For years, Mother’s Day has revolved around a character we all know too well: Supermom. She’s the woman who somehow does everything, remembers everything, fixes everything, and never seems to need a break. She’s the first one awake, the last one to sit down, and the one who’s expected to enjoy a single day of “pampering” as if it balances out the other 364 days of carrying the mental load of an entire household. But the truth is simple. Supermom was never real. She was a costume that moms were pressured to wear, and the costume never fit.

This year, we’re rebranding Mother’s Day by retiring the myth altogether. Not because moms aren’t extraordinary, but because the expectation that they should be superhuman is outdated and exhausting. The real women behind the myth deserve something better than a cape and a brunch reservation. They deserve a holiday that reflects who they actually are: human beings with needs, boundaries, emotions, and limits. A day that doesn’t ask them to perform gratitude or pretend they’re not tired. A day that doesn’t require them to manage the celebration meant for them.

In this new version of Mother’s Day, rest isn’t a reward. It’s a right. Comfort isn’t an afterthought. It’s the baseline. And the dress code isn’t about looking put together for photos. It’s about wearing something soft and forgiving because comfort is a form of respect. Pajamas aren’t the centerpiece of the day, but they are the symbol of it. They represent the shift away from perfection and toward permission. Permission to slow down. Permission to be imperfect. Permission to be a whole person instead of a superhero.

Rebranding Mother’s Day means letting go of the idea that motherhood is a performance review.
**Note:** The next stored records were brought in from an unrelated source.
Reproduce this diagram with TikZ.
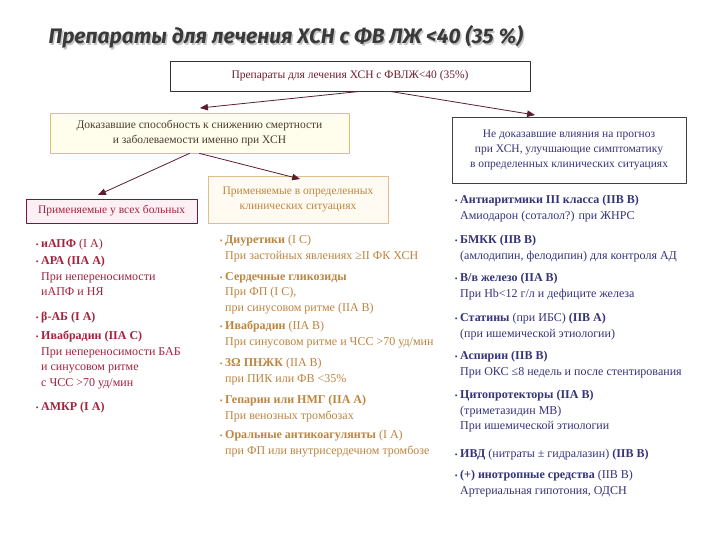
\documentclass[tikz,border=0pt]{standalone}
\usepackage{fontspec}
\setmainfont{Liberation Serif}
\newfontfamily\titlefont{Fira Sans}
\usepackage{tikz}
\usepackage{xcolor}
\usetikzlibrary{arrows}
\usetikzlibrary{arrows.meta,calc}
\definecolor{ttlgray}{HTML}{3A3A3A}
\definecolor{topred}{HTML}{6E1E2C}
\definecolor{arrcol}{HTML}{5A1E32}
\definecolor{docline}{HTML}{D9C46A}
\definecolor{docfill}{HTML}{FFFDEB}
\definecolor{doctext}{HTML}{4A3A32}
\definecolor{bluetext}{HTML}{34347A}
\definecolor{allline}{HTML}{7A1444}
\definecolor{allfill}{HTML}{FCF0F5}
\definecolor{redtext}{HTML}{A3223E}
\definecolor{specline}{HTML}{DDBE8C}
\definecolor{specfill}{HTML}{FFFBF2}
\definecolor{brtext}{HTML}{BC8540}
\newcommand{\bul}{\llap{{\footnotesize\textbullet}\hspace{2.5pt}}}

\begin{document}
\begin{tikzpicture}[line cap=round,line join=round,>=triangle 45,x=1pt,y=-1pt,
    box/.style={draw,line width=0.8pt,inner sep=2pt,align=center,font=\fontsize{11.5}{15}\selectfont},
    item/.style={anchor=north west,align=left,inner sep=0pt,font=\fontsize{12}{15.5}\selectfont,execute at begin node=\strut},
    arr/.style={->,line width=0.8pt,color=arrcol}]
                \useasboundingbox [fill=white] (0,0) rectangle (720,540);
                \node[anchor=west,text=gray!45,font=\titlefont\bfseries\itshape\fontsize{21}{25}\selectfont] (ttlshadow) at (46.5,38.5) {Препараты для лечения ХСН с ФВ ЛЖ <40 (35 \%)};
                \node[anchor=west,text=ttlgray,font=\titlefont\bfseries\itshape\fontsize{21}{25}\selectfont] (ttl) at (45,37) {Препараты для лечения ХСН с ФВ ЛЖ <40 (35 \%)};
                \node[box,draw=black!80,fill=white,text=topred,minimum width=360pt,minimum height=30pt] (top) at (350,76) {Препараты для лечения ХСН с ФВЛЖ<40 (35\%)};
                \node[box,draw=docline,fill=docfill,text=doctext,minimum width=299pt,minimum height=40pt] (doc) at (199.5,133) {Доказавшие способность к снижению смертности\\и заболеваемости именно при ХСН};
                \node[box,draw=black!75,fill=white,text=bluetext,minimum width=234pt,minimum height=66pt] (nodoc) at (569,150) {Не доказавшие влияния на прогноз\\при ХСН, улучшающие симптоматику\\в определенных клинических ситуациях};
                \node[box,draw=allline,fill=allfill,text=redtext,minimum width=171pt,minimum height=24pt] (all) at (111.5,211) {Применяемые у всех больных};
                \node[box,draw=specline,fill=specfill,text=brtext,minimum width=180pt,minimum height=47pt] (spec) at (298,199.5) {Применяемые в определенных\\клинических ситуациях};
                \coordinate (pdoc) at (200,108);
                \coordinate (pno) at (535,115);
                \coordinate (pall) at (98,195);
                \coordinate (pspec) at (300,179);
                \draw[arr] ([xshift=10pt]top.south) -- (pdoc);
                \draw[arr] ([xshift=40pt]top.south) -- (pno);
                \draw[arr] ([xshift=-10pt]doc.south) -- (pall);
                \draw[arr] (doc.south) -- (pspec);
                \begin{scope}[every node/.append style={item,text=redtext}]
                    \node (l1) at (41,236) {\bul\textbf{иАПФ} (I A)};
                    \node (l2) at (41,256) {\bul\textbf{АРА (IIA A)}\\При непереносимости\\иАПФ и НЯ};
                    \node (l3) at (41,309) {\bul\textbf{β-АБ (I A)}};
                    \node (l4) at (41,331) {\bul\textbf{Ивабрадин (IIA C)}\\При непереносимости БАБ\\и синусовом ритме\\с ЧСС >70 уд/мин};
                    \node (l5) at (41,399) {\bul\textbf{АМКР (I A)}};
                \end{scope}
                \begin{scope}[every node/.append style={item,text=brtext}]
                    \node (m1) at (225,235) {\bul\textbf{Диуретики} (I C)\\При застойных явлениях ≥II ФК ХСН};
                    \node (m2) at (225,272) {\bul\textbf{Сердечные гликозиды}\\При ФП (I C),\\при синусовом ритме (IIA B)};
                    \node (m3) at (225,321) {\bul\textbf{Ивабрадин} (IIA B)\\При синусовом ритме и ЧСС >70 уд/мин};
                    \node (m4) at (225,358) {\bul\textbf{3Ω ПНЖК} (IIA B)\\при ПИК или ФВ <35\%};
                    \node (m5) at (225,395) {\bul\textbf{Гепарин или НМГ (IIA A)}\\При венозных тромбозах};
                    \node (m6) at (225,430) {\bul\textbf{Оральные антикоагулянты} (I A)\\при ФП или внутрисердечном тромбозе};
                \end{scope}
                \begin{scope}[every node/.append style={item,text=bluetext}]
                    \node (r1) at (460,195) {\bul\textbf{Антиаритмики III класса (IIB B)}\\Амиодарон (соталол?) при ЖНРС};
                    \node (r2) at (460,235) {\bul\textbf{БМКК (IIB B)}\\(амлодипин, фелодипин) для контроля АД};
                    \node (r3) at (460,273) {\bul\textbf{В/в железо (IIA B)}\\При Hb<12 г/л и дефиците железа};
                    \node (r4) at (460,313) {\bul\textbf{Статины} (при ИБС) \textbf{(IIB A)}\\(при ишемической этиологии)};
                    \node (r5) at (460,351) {\bul\textbf{Аспирин (IIB B)}\\При ОКС ≤8 недель и после стентирования};
                    \node (r6) at (460,390) {\bul\textbf{Цитопротекторы (IIA B)}\\(триметазидин МВ)\\При ишемической этиологии};
                    \node (r7) at (460,446) {\bul\textbf{ИВД} (нитраты ± гидралазин) \textbf{(IIB B)}};
                    \node (r8) at (460,470) {\bul\textbf{(+) инотропные средства} (IIB B)\\Артериальная гипотония, ОДСН};
                \end{scope}
            \end{tikzpicture}
\end{document}
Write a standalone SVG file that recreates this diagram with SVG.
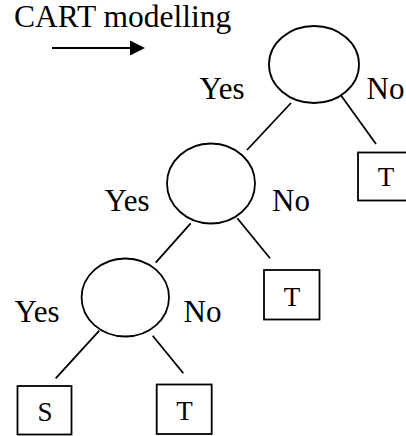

There’s no score to earn, no title to achieve, no invisible competition to win. There is only a woman who has been holding so much for so long, and who deserves a day that doesn’t demand anything from her. A day where she doesn’t have to smile through chaos, plan her own celebration, or pretend she’s fine when she’s running on fumes. A day where she gets to exist without being needed every second.

Supermom is retired now. She can hang up the cape, step out of the spotlight, and finally breathe. In her place stands the real mom. The human one. The tired one. The brilliant one. The one who deserves softness, comfort, and a holiday that actually feels like a break. And if she chooses to spend that day wrapped in her favorite pajamas, not because it’s cute but because it feels like relief, then that’s the kind of Mother’s Day worth celebrating.